In Power Query, you can create a table that contains an aggregate value for each unique value in a column. Power Query groups each unique value, does an aggregate calculation for each value, and pivots the column into a new table.
Diagram showing a table on the left with a blank column and rows. An Attributes column contains nine rows with A1, A2, and A3 repeated three times. A Values column contains, from top to bottom, values V1 through V9. With the columns pivoted, a table on the right contains a blank column and rows, the Attributes values A1, A2, and A3 as column headers, with the A1 column containing the values V1, V4, and V7, the A2 column containing the values V2, V5, and V8, and the A3 column containing the values V3, V6, and V9.
Imagine a table like the one in the following image.
Table containing a Country column set as the Text data type, a Date column set as the Data data type, and a Value column set as the Whole number data type. The Country column contains USA in the first three rows, Canada in the next three rows, and Panama in the last three rows. The Date column contains 6/1/2020 in the first, forth, and seventh rows, 7/1/2020 in the second, fifth, and eighth rows, and 8/1/2020 in the third, sixth, and ninth rows.
This table contains values by country and date in a simple table. In this example, you want to transform this table into the one where the date column is pivoted, as shown in the following image.
Table containing a Country column set in the Text data type, and 6/1/2020, 7/1/2020, and 8/1/2020 columns set as the Whole number data type. The Country column contains Canada in row 1, Panama in row 2, and USA in row 3.
During the pivot columns operation, Power Query will sort the table based on the values found on the first column—at the left side of the table—in ascending order.
To pivot a column
Select the column that you want to pivot.
On the Transform tab in the Any column group, select Pivot column.
In the Pivot column dialog box, in the Value column list, select Value.
By default, Power Query will try to do a sum as the aggregation, but you can select the Advanced option to see other available aggregations.
The available options are:
- Don't aggregate
- Count (all)
- Count (not blank)
Pivoting columns that can't be aggregated
You can pivot columns without aggregating when you're working with columns that can't be aggregated, or aggregation isn't required for what you're trying to do. For example, imagine a table like the following image, that has Country, Position, and Product as fields.
Table with Country column containing USA in the first three rows, Canada in the next three rows, and Panama in the last three rows. The Position column contains First Place in the first, fourth, and seventh rows, Second Place in the second, fifth, and eighth rows, and third Place in the third, sixth, and ninth rows.
Let's say you want to pivot the Position column in this table so you can have its values as new columns.

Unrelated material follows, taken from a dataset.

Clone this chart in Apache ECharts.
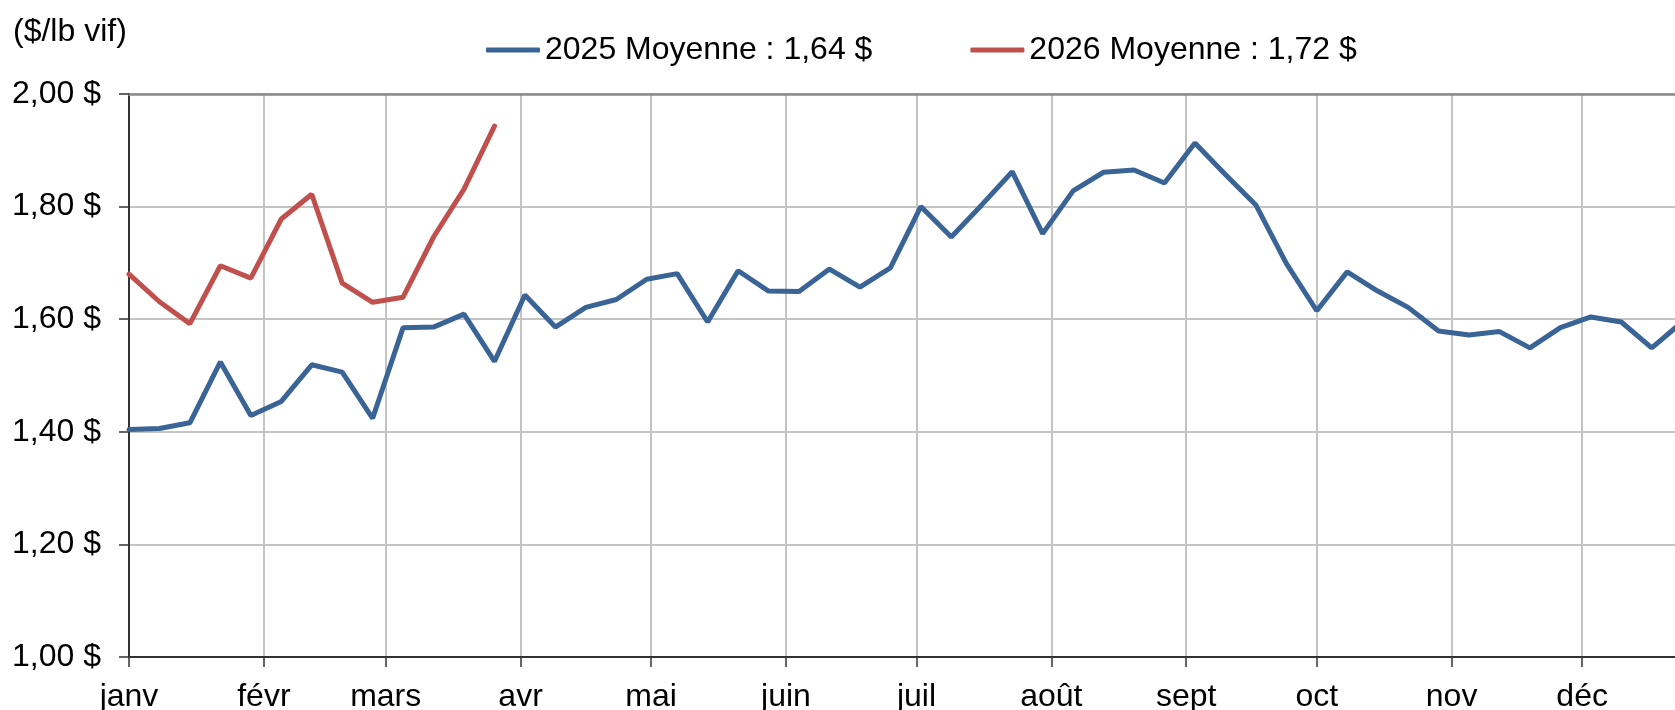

For the values of these new columns, you'll use the values from the Product column. Select the Position column, and then select Pivot column to pivot that column.
In the Pivot column dialog box, select the Product column as the value column. Select the Advanced option button in the Pivot columns dialog box, and then select Don't aggregate.
The result of this operation will yield the result shown in the following image.
Table containing Country, First Place, second Place, and Third Place columns, with the Country column containing Canada in row 1, Panama in row 2, and USA in row 3.
Errors when using the Don't aggregate option
The way the Don't aggregate option works is that it grabs a single value for the pivot operation to be placed as the value for the intersection of the column and row pair. For example, let's say you have a table like the one in the following image.
Table with a Country, Date, and Value columns. The Country column contains USA in the first three rows, Canada in the next three rows, and Panama in the last three rows. The Date column contains a date of 6/1/2020 in all rows. The value column contains various whole numbers between 20 and 785.
You want to pivot that table by using the Date column, and you want to use the values from the Value column. Because this pivot would make your table have just the Country values on rows and the Dates as columns, you'd get an error for every single cell value because there are multiple rows for every combination of Country and Date. The outcome of the Pivot column operation will yield the results shown in the following image.
Power Query Editor pane showing a table with Country and 6/1/2020 columns. The Country column contains Canada in the first row, Panama in the second row, and USA in the third row. All of the rows under the 6/1/2020 column contain Errors. Under the table is another pane that shows the expression error with the "There are too many elements in the enumeration to complete the operation" message.
Notice the error message "Expression.Error: There were too many elements in the enumeration to complete the operation." This error occurs because the Don't aggregate operation only expects a single value for the country and date combination.